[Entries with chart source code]
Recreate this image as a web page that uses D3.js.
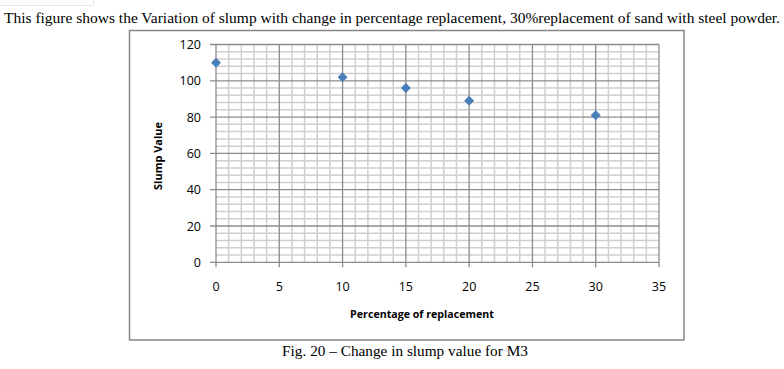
<!DOCTYPE html>
<html><head><meta charset="utf-8">
<script src="https://cdn.jsdelivr.net/npm/d3@7"></script>
<style>body{margin:0;background:#fff;} svg{display:block;}</style>
</head><body>
<svg id="c" width="784" height="369"></svg>
<script>
const replacement = [0, 10, 15, 20, 30];
const slump = [110, 102, 96, 89, 81];
const xTicks = [0, 5, 10, 15, 20, 25, 30, 35];
const yTicks = [0, 20, 40, 60, 80, 100, 120];

const svg = d3.select("#c");
const x = d3.scaleLinear().domain([0, 35]).range([216, 659]);
const y = d3.scaleLinear().domain([0, 120]).range([262.3, 44.5]);

function fitWidth(sel, w) {
  const n = sel.node();
  const cur = n.getComputedTextLength();
  const fs = parseFloat(sel.attr("font-size"));
  if (cur > 0) sel.attr("font-size", fs * w / cur);
}

// faint top-left mark
svg.append("path").attr("d","M0,5.5H93.5V0").attr("fill","none").attr("stroke","#e6e6e6").attr("stroke-width",1);

svg.append("text").attr("x",392).attr("y",23).attr("text-anchor","middle")
  .attr("font-family","'Liberation Serif','Times New Roman',serif").attr("font-size",14.5)
  .attr("textLength",776).attr("lengthAdjust","spacingAndGlyphs")
  .text("This figure shows the Variation of slump with change in percentage replacement, 30%replacement of sand with steel powder.");

svg.append("rect").attr("x",129.5).attr("y",30.5).attr("width",554.5).attr("height",309.5)
  .attr("fill","#fff").attr("stroke","#868686").attr("stroke-width",1.5);

const g = svg.append("g");
const xMinor = d3.range(0, 36, 1).filter(v => v % 5 !== 0);
const yMinor = d3.range(0, 121, 4).filter(v => v % 20 !== 0);
g.selectAll(".xm").data(xMinor).join("line")
  .attr("x1",d=>x(d)).attr("x2",d=>x(d)).attr("y1",y(0)).attr("y2",y(120))
  .attr("stroke","#cfcfcf").attr("stroke-width",1.5);
g.selectAll(".ym").data(yMinor).join("line")
  .attr("x1",x(0)).attr("x2",x(35)).attr("y1",d=>y(d)).attr("y2",d=>y(d))
  .attr("stroke","#cfcfcf").attr("stroke-width",1.5);
g.selectAll(".xM").data(xTicks).join("line")
  .attr("x1",d=>x(d)).attr("x2",d=>x(d)).attr("y1",y(0)+5).attr("y2",y(120))
  .attr("stroke","#8c8c8c").attr("stroke-width",1.3);
g.selectAll(".yM").data(yTicks).join("line")
  .attr("x1",x(0)-6).attr("x2",x(35)).attr("y1",d=>y(d)).attr("y2",d=>y(d))
  .attr("stroke","#8c8c8c").attr("stroke-width",1.3);

const tf = "'Open Sans','Noto Sans',sans-serif";
g.selectAll(".yl").data(yTicks).join("text")
  .attr("x",201).attr("y",d=>y(d)+4.5).attr("text-anchor","end")
  .attr("font-family",tf).attr("font-size",12.5).attr("fill","#000").text(d=>d);
g.selectAll(".xl").data(xTicks).join("text")
  .attr("x",d=>x(d)).attr("y",291).attr("text-anchor","middle")
  .attr("font-family",tf).attr("font-size",12.5).attr("fill","#000").text(d=>d);

const xt = svg.append("text").attr("x",422).attr("y",318).attr("text-anchor","middle")
  .attr("font-family",tf).attr("font-size",12).attr("font-weight","bold").text("Percentage of replacement");
fitWidth(xt, 144);
const yt = svg.append("text").attr("transform","translate(162,156) rotate(-90)").attr("text-anchor","middle")
  .attr("font-family",tf).attr("font-size",12).attr("font-weight","bold").text("Slump Value");
fitWidth(yt, 68);

const data = replacement.map((r,i)=>({r, s:slump[i]}));
g.selectAll(".pt").data(data).join("path")
  .attr("d", d3.symbol(d3.symbolDiamond2, 64))
  .attr("transform", d=>`translate(${x(d.r)},${y(d.s)})`)
  .attr("fill","#4a7ebb");

const fc = svg.append("text").attr("x",405).attr("y",356).attr("text-anchor","middle")
  .attr("font-family","'Liberation Serif','Times New Roman',serif").attr("font-size",14)
  .text("Fig. 20 – Change in slump value for M3");
fitWidth(fc, 246);
</script>
</body></html>
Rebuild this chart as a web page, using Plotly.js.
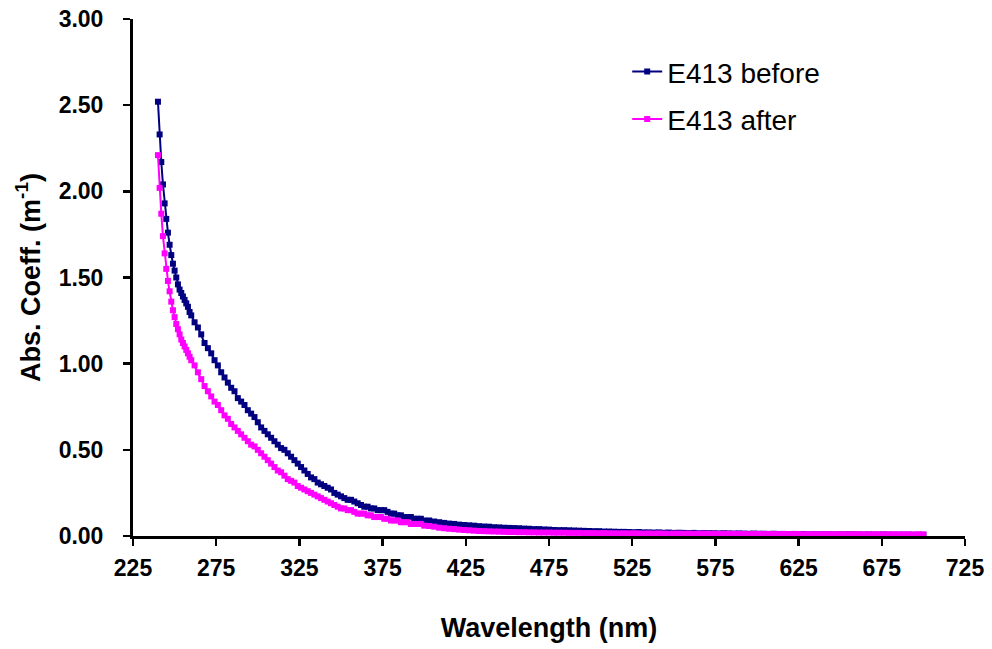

Problem statement: Scan the material above. Copy each line where "page" occurs.

Exercise output:
Recreate this image as a web page that uses D3.js.
Rebuild this chart as a web page, using Plotly.js.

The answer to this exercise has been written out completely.